British administration underestimated the amount of frustration and despair underlying the Women’s War of 1929. Unlike those who kept quiet, Nwanyeruwa, represented Igbo women’s roles as political leaders, challengers of male authority and most importantly, market women. Her biography is an important piece of history because it acted as the starting point for the Women’s War. The Women’s War of 1929 is a piece of African history not heard often in the day-to-day classroom. Yet, this event coincides during a time where women in American history were fighting for their rights and equality. Unlike American history, the Women’s War ended in violent riots called the Aba Riots.
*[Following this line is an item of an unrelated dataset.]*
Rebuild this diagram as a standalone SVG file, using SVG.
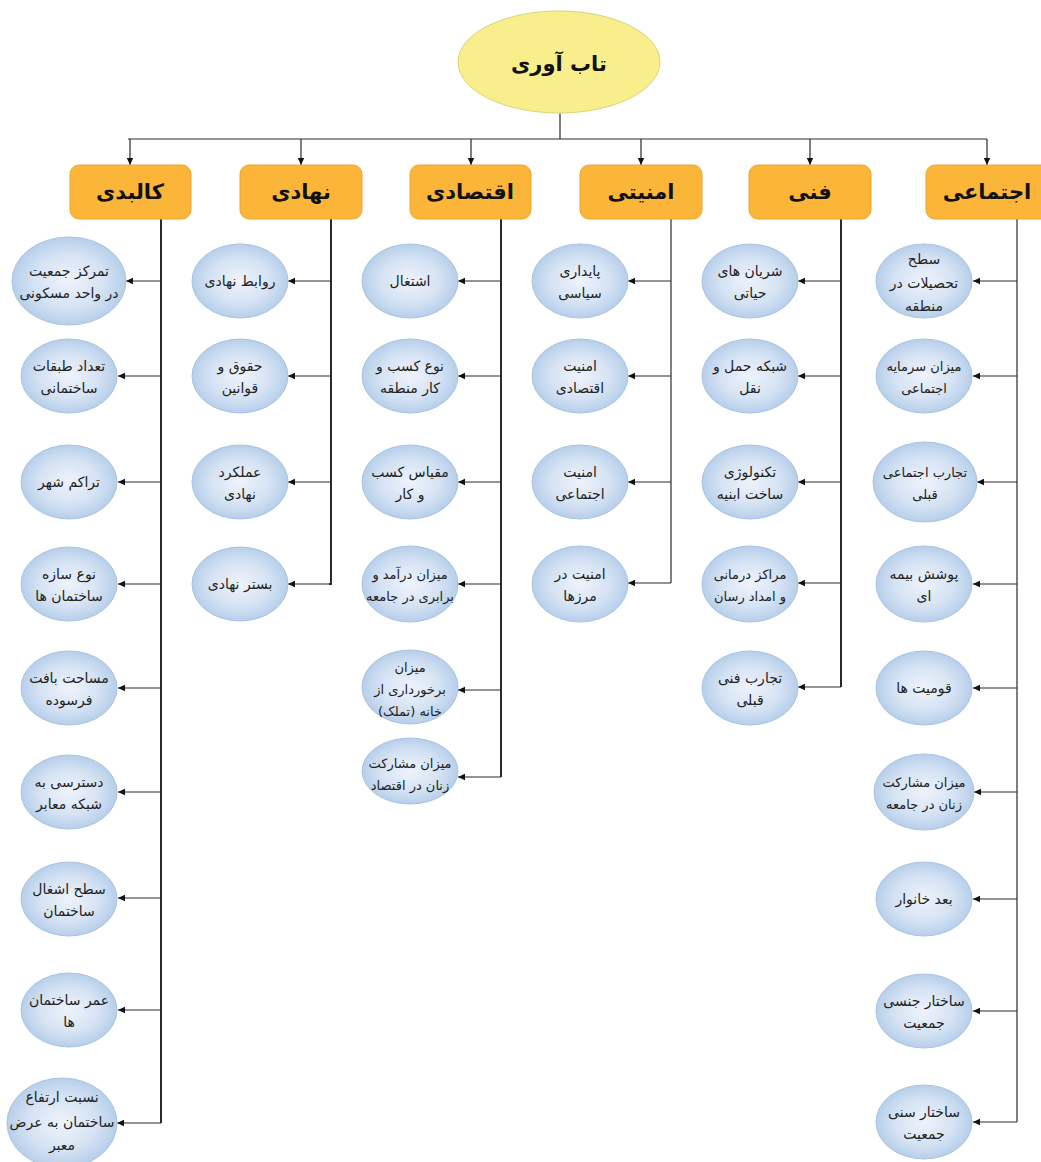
<svg xmlns="http://www.w3.org/2000/svg" width="1041" height="1162" viewBox="0 0 1041 1162">
<defs>
<radialGradient id="gb" cx="50%" cy="50%" r="50%">
<stop offset="0" stop-color="#eef3fb"/>
<stop offset="0.6" stop-color="#d6e3f4"/>
<stop offset="1" stop-color="#b7cfea"/>
</radialGradient>
<marker id="ar" markerUnits="userSpaceOnUse" markerWidth="8" markerHeight="8" refX="7" refY="4" orient="auto">
<path d="M0,0.8 L7,4 L0,7.2 Z" fill="#111"/>
</marker>
<style>
.c{fill:none;stroke:#2a2a2a;stroke-width:1.2}
.t{fill:none;stroke:#2a2a2a;stroke-width:2}
.e{fill:url(#gb);stroke:#a9c3e2;stroke-width:1}
.b{fill:#fbb63a;stroke:#eaa62e;stroke-width:1}
.bt{font-family:"DejaVu Sans",sans-serif;font-weight:bold;font-size:21px;fill:#111;text-anchor:middle}
.lt{font-family:"DejaVu Sans",sans-serif;font-size:14px;fill:#222;text-anchor:middle}
.sm{font-size:13px}
</style>
</defs>
<rect width="1041" height="1162" fill="#fff"/>

<g id="connectors">
<path class="c" d="M560,112 V139 M128,139 H987"/>
<path class="c" marker-end="url(#ar)" d="M130,139 V165"/>
<path class="c" marker-end="url(#ar)" d="M301,139 V165"/>
<path class="c" marker-end="url(#ar)" d="M471,139 V165"/>
<path class="c" marker-end="url(#ar)" d="M641,139 V165"/>
<path class="c" marker-end="url(#ar)" d="M810,139 V165"/>
<path class="c" marker-end="url(#ar)" d="M987,139 V165"/>
<path class="t" d="M161,219 V1123"/>
<path class="t" d="M331,219 V584 H329"/>
<path class="t" d="M501,219 V777"/>
<path class="c" d="M671,219 V583"/>
<path class="t" d="M841,219 V687"/>
<path class="c" d="M1017,219 V1122"/>
<path class="c" marker-end="url(#ar)" d="M161,281 H126"/>
<path class="c" marker-end="url(#ar)" d="M161,376 H118"/>
<path class="c" marker-end="url(#ar)" d="M161,482 H118"/>
<path class="c" marker-end="url(#ar)" d="M161,584 H118"/>
<path class="c" marker-end="url(#ar)" d="M161,688 H118"/>
<path class="c" marker-end="url(#ar)" d="M161,792 H118"/>
<path class="c" marker-end="url(#ar)" d="M161,898 H118"/>
<path class="c" marker-end="url(#ar)" d="M161,1010 H118"/>
<path class="c" marker-end="url(#ar)" d="M161,1123 H117"/>
<path class="c" marker-end="url(#ar)" d="M331,281 H288"/>
<path class="c" marker-end="url(#ar)" d="M331,376 H288"/>
<path class="c" marker-end="url(#ar)" d="M331,482 H288"/>
<path class="c" marker-end="url(#ar)" d="M331,584 H288"/>
<path class="c" marker-end="url(#ar)" d="M501,281 H458"/>
<path class="c" marker-end="url(#ar)" d="M501,376 H458"/>
<path class="c" marker-end="url(#ar)" d="M501,482 H458"/>
<path class="c" marker-end="url(#ar)" d="M501,584 H458"/>
<path class="c" marker-end="url(#ar)" d="M501,690 H458"/>
<path class="c" marker-end="url(#ar)" d="M501,777 H458"/>
<path class="c" marker-end="url(#ar)" d="M671,281 H628"/>
<path class="c" marker-end="url(#ar)" d="M671,376 H628"/>
<path class="c" marker-end="url(#ar)" d="M671,482 H628"/>
<path class="c" marker-end="url(#ar)" d="M671,583 H628"/>
<path class="c" marker-end="url(#ar)" d="M841,281 H798"/>
<path class="c" marker-end="url(#ar)" d="M841,376 H798"/>
<path class="c" marker-end="url(#ar)" d="M841,482 H798"/>
<path class="c" marker-end="url(#ar)" d="M841,583 H798"/>
<path class="c" marker-end="url(#ar)" d="M841,687 H798"/>
<path class="c" marker-end="url(#ar)" d="M1017,281 H973"/>
<path class="c" marker-end="url(#ar)" d="M1017,376 H973"/>
<path class="c" marker-end="url(#ar)" d="M1017,482 H977"/>
<path class="c" marker-end="url(#ar)" d="M1017,584 H973"/>
<path class="c" marker-end="url(#ar)" d="M1017,688 H973"/>
<path class="c" marker-end="url(#ar)" d="M1017,792 H974"/>
<path class="c" marker-end="url(#ar)" d="M1017,899 H973"/>
<path class="c" marker-end="url(#ar)" d="M1017,1011 H973"/>
<path class="c" marker-end="url(#ar)" d="M1017,1122 H973"/>
</g>

<g id="root"><ellipse cx="559" cy="62" rx="101" ry="51" fill="#f8ef8c" stroke="#d8d47a" stroke-width="1"/><text class="bt" x="559" y="71" font-size="25">تاب آوری</text></g>

<g id="cat-kalbadi"><rect class="b" x="70" y="165" width="121" height="54" rx="9"/><text class="bt" x="130" y="199">کالبدی</text></g>
<g id="cat-nahadi"><rect class="b" x="240" y="165" width="122" height="54" rx="9"/><text class="bt" x="301" y="199">نهادی</text></g>
<g id="cat-eqtesadi"><rect class="b" x="410" y="165" width="121" height="54" rx="9"/><text class="bt" x="470" y="199">اقتصادی</text></g>
<g id="cat-amniati"><rect class="b" x="580" y="165" width="122" height="54" rx="9"/><text class="bt" x="641" y="199">امنیتی</text></g>
<g id="cat-fanni"><rect class="b" x="749" y="165" width="122" height="54" rx="9"/><text class="bt" x="810" y="199">فنی</text></g>
<g id="cat-ejtemaei"><rect class="b" x="926" y="165" width="124" height="54" rx="9"/><text class="bt" x="987" y="199">اجتماعی</text></g>

<g id="k1"><ellipse class="e" cx="69" cy="281" rx="57" ry="44"/><text class="lt"><tspan x="69" y="276">تمرکز جمعیت</tspan><tspan x="69" y="298">در واحد مسکونی</tspan></text></g>
<g id="k2"><ellipse class="e" cx="69" cy="376" rx="48" ry="37"/><text class="lt"><tspan x="69" y="371">تعداد طبقات</tspan><tspan x="69" y="393">ساختمانی</tspan></text></g>
<g id="k3"><ellipse class="e" cx="69" cy="482" rx="48" ry="37"/><text class="lt" x="69" y="487">تراکم شهر</text></g>
<g id="k4"><ellipse class="e" cx="69" cy="584" rx="48" ry="37"/><text class="lt"><tspan x="69" y="579">نوع سازه</tspan><tspan x="69" y="601">ساختمان ها</tspan></text></g>
<g id="k5"><ellipse class="e" cx="69" cy="688" rx="48" ry="37"/><text class="lt"><tspan x="69" y="683">مساحت بافت</tspan><tspan x="69" y="705">فرسوده</tspan></text></g>
<g id="k6"><ellipse class="e" cx="69" cy="792" rx="48" ry="37"/><text class="lt"><tspan x="69" y="787">دسترسی به</tspan><tspan x="69" y="809">شبکه معابر</tspan></text></g>
<g id="k7"><ellipse class="e" cx="69" cy="899" rx="48" ry="37"/><text class="lt"><tspan x="69" y="894">سطح اشغال</tspan><tspan x="69" y="916">ساختمان</tspan></text></g>
<g id="k8"><ellipse class="e" cx="69" cy="1010" rx="48" ry="37"/><text class="lt"><tspan x="69" y="1005">عمر ساختمان</tspan><tspan x="69" y="1027">ها</tspan></text></g>
<g id="k9"><ellipse class="e" cx="62" cy="1123" rx="55" ry="45"/><text class="lt"><tspan x="62" y="1102">نسبت ارتفاع</tspan><tspan x="62" y="1127">ساختمان به عرض</tspan><tspan x="62" y="1150">معبر</tspan></text></g>

<g id="n1"><ellipse class="e" cx="240" cy="281" rx="48" ry="37"/><text class="lt" x="240" y="286">روابط نهادی</text></g>
<g id="n2"><ellipse class="e" cx="240" cy="376" rx="48" ry="37"/><text class="lt"><tspan x="240" y="371">حقوق و</tspan><tspan x="240" y="393">قوانین</tspan></text></g>
<g id="n3"><ellipse class="e" cx="240" cy="482" rx="48" ry="37"/><text class="lt"><tspan x="240" y="477">عملکرد</tspan><tspan x="240" y="499">نهادی</tspan></text></g>
<g id="n4"><ellipse class="e" cx="240" cy="584" rx="48" ry="37"/><text class="lt" x="240" y="589">بستر نهادی</text></g>

<g id="q1"><ellipse class="e" cx="410" cy="281" rx="48" ry="37"/><text class="lt" x="410" y="286">اشتغال</text></g>
<g id="q2"><ellipse class="e" cx="410" cy="376" rx="48" ry="37"/><text class="lt"><tspan x="410" y="371">نوع کسب و</tspan><tspan x="410" y="393">کار منطقه</tspan></text></g>
<g id="q3"><ellipse class="e" cx="410" cy="482" rx="48" ry="37"/><text class="lt"><tspan x="410" y="477">مقیاس کسب</tspan><tspan x="410" y="499">و کار</tspan></text></g>
<g id="q4"><ellipse class="e" cx="410" cy="584" rx="48" ry="38"/><text class="lt sm"><tspan x="410" y="579">میزان درآمد و</tspan><tspan x="410" y="601">برابری در جامعه</tspan></text></g>
<g id="q5"><ellipse class="e" cx="410" cy="687" rx="48" ry="37"/><text class="lt sm"><tspan x="410" y="672">میزان</tspan><tspan x="410" y="694">برخورداری از</tspan><tspan x="410" y="716">خانه (تملک)</tspan></text></g>
<g id="q6"><ellipse class="e" cx="410" cy="771" rx="48" ry="33"/><text class="lt sm"><tspan x="410" y="768">میزان مشارکت</tspan><tspan x="410" y="790">زنان در اقتصاد</tspan></text></g>

<g id="a1"><ellipse class="e" cx="580" cy="281" rx="48" ry="37"/><text class="lt"><tspan x="580" y="276">پایداری</tspan><tspan x="580" y="298">سیاسی</tspan></text></g>
<g id="a2"><ellipse class="e" cx="580" cy="376" rx="48" ry="37"/><text class="lt"><tspan x="580" y="371">امنیت</tspan><tspan x="580" y="393">اقتصادی</tspan></text></g>
<g id="a3"><ellipse class="e" cx="580" cy="482" rx="48" ry="37"/><text class="lt"><tspan x="580" y="477">امنیت</tspan><tspan x="580" y="499">اجتماعی</tspan></text></g>
<g id="a4"><ellipse class="e" cx="580" cy="584" rx="48" ry="38"/><text class="lt"><tspan x="580" y="579">امنیت در</tspan><tspan x="580" y="601">مرزها</tspan></text></g>

<g id="f1"><ellipse class="e" cx="750" cy="281" rx="48" ry="37"/><text class="lt"><tspan x="750" y="276">شریان های</tspan><tspan x="750" y="298">حیاتی</tspan></text></g>
<g id="f2"><ellipse class="e" cx="750" cy="376" rx="48" ry="37"/><text class="lt"><tspan x="750" y="371">شبکه حمل و</tspan><tspan x="750" y="393">نقل</tspan></text></g>
<g id="f3"><ellipse class="e" cx="750" cy="482" rx="48" ry="37"/><text class="lt"><tspan x="750" y="477">تکنولوژی</tspan><tspan x="750" y="499">ساخت ابنیه</tspan></text></g>
<g id="f4"><ellipse class="e" cx="750" cy="584" rx="48" ry="38"/><text class="lt sm"><tspan x="750" y="579">مراکز درمانی</tspan><tspan x="750" y="601">و امداد رسان</tspan></text></g>
<g id="f5"><ellipse class="e" cx="750" cy="688" rx="48" ry="37"/><text class="lt"><tspan x="750" y="683">تجارب فنی</tspan><tspan x="750" y="705">قبلی</tspan></text></g>

<g id="j1"><ellipse class="e" cx="924" cy="281" rx="48" ry="37"/><text class="lt"><tspan x="924" y="264">سطح</tspan><tspan x="924" y="288">تحصیلات در</tspan><tspan x="924" y="311">منطقه</tspan></text></g>
<g id="j2"><ellipse class="e" cx="924" cy="376" rx="48" ry="37"/><text class="lt sm"><tspan x="924" y="371">میزان سرمایه</tspan><tspan x="924" y="393">اجتماعی</tspan></text></g>
<g id="j3"><ellipse class="e" cx="925" cy="482" rx="52" ry="40"/><text class="lt sm"><tspan x="925" y="477">تجارب اجتماعی</tspan><tspan x="925" y="499">قبلی</tspan></text></g>
<g id="j4"><ellipse class="e" cx="924" cy="584" rx="48" ry="38"/><text class="lt"><tspan x="924" y="579">پوشش بیمه</tspan><tspan x="924" y="601">ای</tspan></text></g>
<g id="j5"><ellipse class="e" cx="924" cy="688" rx="48" ry="37"/><text class="lt" x="924" y="693">قومیت ها</text></g>
<g id="j6"><ellipse class="e" cx="924" cy="792" rx="50" ry="38"/><text class="lt sm"><tspan x="924" y="787">میزان مشارکت</tspan><tspan x="924" y="809">زنان در جامعه</tspan></text></g>
<g id="j7"><ellipse class="e" cx="924" cy="899" rx="48" ry="37"/><text class="lt" x="924" y="904">بعد خانوار</text></g>
<g id="j8"><ellipse class="e" cx="924" cy="1011" rx="48" ry="37"/><text class="lt"><tspan x="924" y="1006">ساختار جنسی</tspan><tspan x="924" y="1028">جمعیت</tspan></text></g>
<g id="j9"><ellipse class="e" cx="924" cy="1122" rx="48" ry="37"/><text class="lt"><tspan x="924" y="1117">ساختار سنی</tspan><tspan x="924" y="1139">جمعیت</tspan></text></g>
</svg>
What was started as a non-violent protest led by Nwanyeruwa by “sitting on a man” was seen as a terrifying mob that needed to by violently suppressed. Despite the destruction of women’s liberty and physical suppression, Igbo women represented themselves as the leaders they once were and fought to take their rights back, a common theme seen in many cultures globally.
Hanna, Judith Lynee. “Dance and the “Women’s War””. Dance Research Journal. 14. ½(1981): 25-28. Web.
Matera, Marc, Misty L. Bastian, and Susan Kingsley Kent. “”Was Your Mother Counted? ” The Start of the Ogu.” The Women’s War of 1929: Gender and Violence in Colonial Nigeria. New York, NY: Palgrave Macmillian, 2011. 135-39. Print.
Sutherland-Addy, Esi, and Aminata Diaw. “The Aba Women’s War.” Women Writing Africa: West Africa and the Sahel. New York: Feminist at the City U of New York, 2005. 169- 74. Print.